Romania’s oil industry is one of the oldest in the world, dating back to the drilling of wells as early as the 1860s and centered in the bustling center of Ploiesti, about 35 miles north of Bucharest. As venerable oil fields decline, industry executives say drilling in the Black Sea could produce enough natural gas to turn Romania, now a modest importer, into the European Union’s biggest producer .
“The opportunity lies offshore,” said Christina Verchere, managing director of OMV Petrom, Romania’s largest oil and gas company.
Romania also has dams generating nearly 30% of the country’s electricity. And the nuclear industry, which employs about 11,000 people, receives high marks from the global industry.
“They are a terrific operator; they know what they’re doing,” said Carl Marcotte, senior vice president of marketing and business development at SNC-Lavalin, a Canadian company that owns the Cernavoda reactor technology and is involved in the upgrade.

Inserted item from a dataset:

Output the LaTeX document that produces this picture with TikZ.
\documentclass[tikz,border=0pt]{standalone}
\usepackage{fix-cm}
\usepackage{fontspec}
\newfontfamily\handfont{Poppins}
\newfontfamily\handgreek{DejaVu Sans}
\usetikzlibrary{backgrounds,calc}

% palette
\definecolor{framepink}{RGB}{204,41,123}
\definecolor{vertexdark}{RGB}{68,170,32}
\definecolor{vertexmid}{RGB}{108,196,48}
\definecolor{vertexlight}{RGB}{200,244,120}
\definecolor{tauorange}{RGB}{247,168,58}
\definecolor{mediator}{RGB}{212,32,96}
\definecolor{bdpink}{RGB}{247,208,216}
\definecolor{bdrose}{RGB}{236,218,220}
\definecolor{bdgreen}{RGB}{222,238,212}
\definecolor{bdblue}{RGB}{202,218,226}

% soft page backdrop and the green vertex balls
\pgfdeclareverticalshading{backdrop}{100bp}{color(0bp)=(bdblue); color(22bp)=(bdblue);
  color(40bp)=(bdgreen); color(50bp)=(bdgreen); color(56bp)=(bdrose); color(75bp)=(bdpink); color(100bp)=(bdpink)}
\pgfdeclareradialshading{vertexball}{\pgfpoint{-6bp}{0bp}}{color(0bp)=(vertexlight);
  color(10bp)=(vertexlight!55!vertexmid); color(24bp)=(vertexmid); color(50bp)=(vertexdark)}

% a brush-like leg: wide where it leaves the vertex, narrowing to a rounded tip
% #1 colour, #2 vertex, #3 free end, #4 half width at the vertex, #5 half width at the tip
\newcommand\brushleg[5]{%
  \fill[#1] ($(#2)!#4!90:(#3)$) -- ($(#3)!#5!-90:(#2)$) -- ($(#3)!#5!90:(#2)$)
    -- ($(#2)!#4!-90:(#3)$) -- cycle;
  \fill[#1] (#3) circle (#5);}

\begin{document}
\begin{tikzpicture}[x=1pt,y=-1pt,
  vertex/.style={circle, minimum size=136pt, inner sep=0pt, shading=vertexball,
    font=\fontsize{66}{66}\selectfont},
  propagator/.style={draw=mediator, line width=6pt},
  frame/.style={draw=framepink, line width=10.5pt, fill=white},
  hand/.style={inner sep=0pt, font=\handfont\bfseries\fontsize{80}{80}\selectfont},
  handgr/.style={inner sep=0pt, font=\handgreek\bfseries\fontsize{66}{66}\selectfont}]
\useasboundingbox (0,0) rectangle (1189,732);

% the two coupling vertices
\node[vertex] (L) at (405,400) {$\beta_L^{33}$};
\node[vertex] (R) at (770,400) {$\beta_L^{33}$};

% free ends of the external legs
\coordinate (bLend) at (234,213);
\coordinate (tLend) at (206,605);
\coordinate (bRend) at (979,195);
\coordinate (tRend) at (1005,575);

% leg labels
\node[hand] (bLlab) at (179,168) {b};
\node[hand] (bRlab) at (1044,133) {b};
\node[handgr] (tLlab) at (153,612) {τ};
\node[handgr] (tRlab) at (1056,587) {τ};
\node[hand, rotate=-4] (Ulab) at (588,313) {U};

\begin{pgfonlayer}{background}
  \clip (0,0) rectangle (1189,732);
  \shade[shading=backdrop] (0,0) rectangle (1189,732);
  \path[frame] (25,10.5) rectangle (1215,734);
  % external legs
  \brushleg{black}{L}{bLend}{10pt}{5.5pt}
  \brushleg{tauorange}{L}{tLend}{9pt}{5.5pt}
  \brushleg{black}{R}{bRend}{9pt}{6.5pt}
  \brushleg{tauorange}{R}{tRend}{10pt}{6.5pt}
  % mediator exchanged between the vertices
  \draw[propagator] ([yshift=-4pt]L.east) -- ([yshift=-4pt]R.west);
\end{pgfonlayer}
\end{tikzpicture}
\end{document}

This potential has aroused the interest of the United States. In 2020, with encouragement from the Trump administration, Romania broke off negotiations with China to complete the Cernavoda reactors and turned to Washington as its main source of nuclear support.
As plans for Cernavoda progress, the Romanian government and the Biden administration announced a preliminary agreement in May to build a so-called small modular reactor on the site of a closed coal-fired power plant.

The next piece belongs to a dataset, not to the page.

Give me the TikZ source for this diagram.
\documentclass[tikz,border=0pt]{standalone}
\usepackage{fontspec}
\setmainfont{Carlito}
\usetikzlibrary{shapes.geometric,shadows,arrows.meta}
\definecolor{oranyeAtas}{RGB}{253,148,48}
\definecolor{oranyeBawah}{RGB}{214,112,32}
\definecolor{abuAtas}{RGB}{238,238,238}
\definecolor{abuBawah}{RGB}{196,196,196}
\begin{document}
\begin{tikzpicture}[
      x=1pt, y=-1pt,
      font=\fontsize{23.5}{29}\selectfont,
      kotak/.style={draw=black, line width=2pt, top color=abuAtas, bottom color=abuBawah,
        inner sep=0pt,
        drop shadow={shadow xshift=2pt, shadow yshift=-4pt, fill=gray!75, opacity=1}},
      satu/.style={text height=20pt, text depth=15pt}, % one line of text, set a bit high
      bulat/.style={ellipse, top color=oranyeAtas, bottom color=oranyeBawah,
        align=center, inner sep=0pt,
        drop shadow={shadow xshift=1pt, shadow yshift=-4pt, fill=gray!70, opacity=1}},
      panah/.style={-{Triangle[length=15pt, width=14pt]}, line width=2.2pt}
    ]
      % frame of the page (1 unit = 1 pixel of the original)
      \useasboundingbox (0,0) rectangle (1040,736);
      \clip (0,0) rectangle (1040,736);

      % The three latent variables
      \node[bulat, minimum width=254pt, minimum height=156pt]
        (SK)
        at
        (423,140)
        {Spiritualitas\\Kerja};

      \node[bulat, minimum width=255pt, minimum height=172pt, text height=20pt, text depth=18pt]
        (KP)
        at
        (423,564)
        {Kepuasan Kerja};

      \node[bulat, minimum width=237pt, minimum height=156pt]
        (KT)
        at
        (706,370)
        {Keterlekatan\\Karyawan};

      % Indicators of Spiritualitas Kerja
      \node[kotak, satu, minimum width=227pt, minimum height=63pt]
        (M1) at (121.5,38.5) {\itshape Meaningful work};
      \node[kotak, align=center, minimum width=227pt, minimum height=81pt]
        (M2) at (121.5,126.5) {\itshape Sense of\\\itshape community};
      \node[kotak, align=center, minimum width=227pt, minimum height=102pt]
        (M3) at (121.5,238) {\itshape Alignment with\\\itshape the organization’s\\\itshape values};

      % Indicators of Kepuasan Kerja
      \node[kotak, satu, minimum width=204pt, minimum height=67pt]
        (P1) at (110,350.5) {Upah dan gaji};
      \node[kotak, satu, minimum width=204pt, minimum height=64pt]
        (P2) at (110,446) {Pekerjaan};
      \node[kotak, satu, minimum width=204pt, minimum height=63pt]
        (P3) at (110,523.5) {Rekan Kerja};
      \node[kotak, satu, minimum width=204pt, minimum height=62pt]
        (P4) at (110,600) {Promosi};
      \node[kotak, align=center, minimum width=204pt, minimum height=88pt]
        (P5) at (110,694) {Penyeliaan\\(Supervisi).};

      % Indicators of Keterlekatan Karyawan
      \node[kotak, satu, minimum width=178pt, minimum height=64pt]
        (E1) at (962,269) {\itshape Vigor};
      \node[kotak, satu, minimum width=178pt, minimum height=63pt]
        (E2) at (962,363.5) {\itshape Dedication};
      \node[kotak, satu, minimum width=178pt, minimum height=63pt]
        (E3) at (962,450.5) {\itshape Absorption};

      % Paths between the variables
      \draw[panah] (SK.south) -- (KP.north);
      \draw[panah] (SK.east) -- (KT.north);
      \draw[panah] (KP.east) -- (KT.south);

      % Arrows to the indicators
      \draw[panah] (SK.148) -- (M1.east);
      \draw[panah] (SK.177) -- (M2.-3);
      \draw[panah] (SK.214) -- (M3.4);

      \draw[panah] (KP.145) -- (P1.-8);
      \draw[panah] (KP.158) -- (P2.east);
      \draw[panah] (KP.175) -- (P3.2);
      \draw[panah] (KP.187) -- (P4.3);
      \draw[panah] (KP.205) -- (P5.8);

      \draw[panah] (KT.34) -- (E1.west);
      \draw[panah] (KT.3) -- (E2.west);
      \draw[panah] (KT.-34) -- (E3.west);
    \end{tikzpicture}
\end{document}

The supplier is said to be an Oregon company, NuScale Power, which has received more than $450 million in support from Washington to develop what the nuclear industry hopes will be new technology to jump-start reactor construction.
The idea is to build components for the plants in factories and then assemble them on site in hopes of reducing the huge costs and long construction times that have plagued the nuclear industry. Ultimately, these reactors could offer European countries an alternative to polluting coal and gas imported from Russia.
“Europe must find reliable sources of clean, reliable energy, sources free from coercion and malign political influence,” said David Muniz, Chargé d’Affaires at the U.S. Embassy in Bucharest, during a press conference announcing the NuScale deal.
For a country like Romania which has a well-trained and cheap labor force, according to experts, the manufacture of equipment for this new type of reactor could turn into an export industry, not to mention the possibility of exporting excess electricity.
“I think this is a huge opportunity,” said Ted Jones, senior director of strategic and international programs at the Nuclear Energy Institute, an industry group in Washington.
Still, the Romanian government is likely to watch investors closely and try to insulate Romanians from global economic forces. Outside of the faded elegance of parts of Bucharest, Romania is a relatively poor country, with its median income ranking near the bottom of the European Union.
“There is an ingrained mistrust in the private market,” said Radu Dudau, director of the Energy Policy Group, a nonprofit organization in Bucharest. “There is an underlying understanding and expectation that the people and the nation will be safer if the state controls them.”
These principles appear to have been at work in 2018 when the government raised taxes and imposed export restrictions on offshore oil production. Exxon followed this decision by putting up for sale its share of the Neptun field, supposed to contain tens of billions of dollars of gas. On May 3, Exxon announced it would sell its stake to state-controlled Romgaz for about $1 billion.
Had the project development progressed in 2018, Romania might have almost doubled its current gas production. Instead, at best, the project should not be launched for five years. The government’s decisions “have significantly undermined the competitiveness of Romania’s offshore for investors,” said Ashley Sherman, research director for the Caspian Sea and Europe at Wood Mackenzie, an energy consultancy.
Mr Popescu, the energy minister, said the sponsors of the 2018 legislation misjudged, believing Exxon would go ahead with the project anyway, and that it had been proven wrong by “real life”. Recently, as energy security has moved higher and higher on the agenda, lawmakers have passed legislation to repair the damage and relax some rules. Soaring natural gas prices and the war in Ukraine persuaded lawmakers that they had to “start exploiting the Black Sea”, he said.
A smaller gas field in the Black Sea started operating on Wednesday. Owned by a group including a unit of Carlyle, the American investment management company, the project will bring fuel to land near Constanta, Romania’s main port and offshore drilling centre. Eventually, it will produce around 10% of Romania’s gas needs.
The development of Neptun, estimated at 4 billion dollars, is likely to be more difficult and more expensive than if the work had started a few years ago. With high oil and gas prices, the costs of drilling, steel and other inputs have skyrocketed. The Black Sea is now a risk zone with mines floating around and the perils of Russian military activity adding to insurance rates. Exxon also has much greater expertise in deepwater mining than Romgaz or OMV Petrom, which took over from Exxon as project operator.
Despite these issues, energy security concerns are so strong that the project looks likely to go ahead even with Exxon’s departure, analysts said. It may even be useful to have two Romanian companies in charge.
“I think the context is definitely right now,” said Ms. Verchere, Managing Director of OMV Petrom.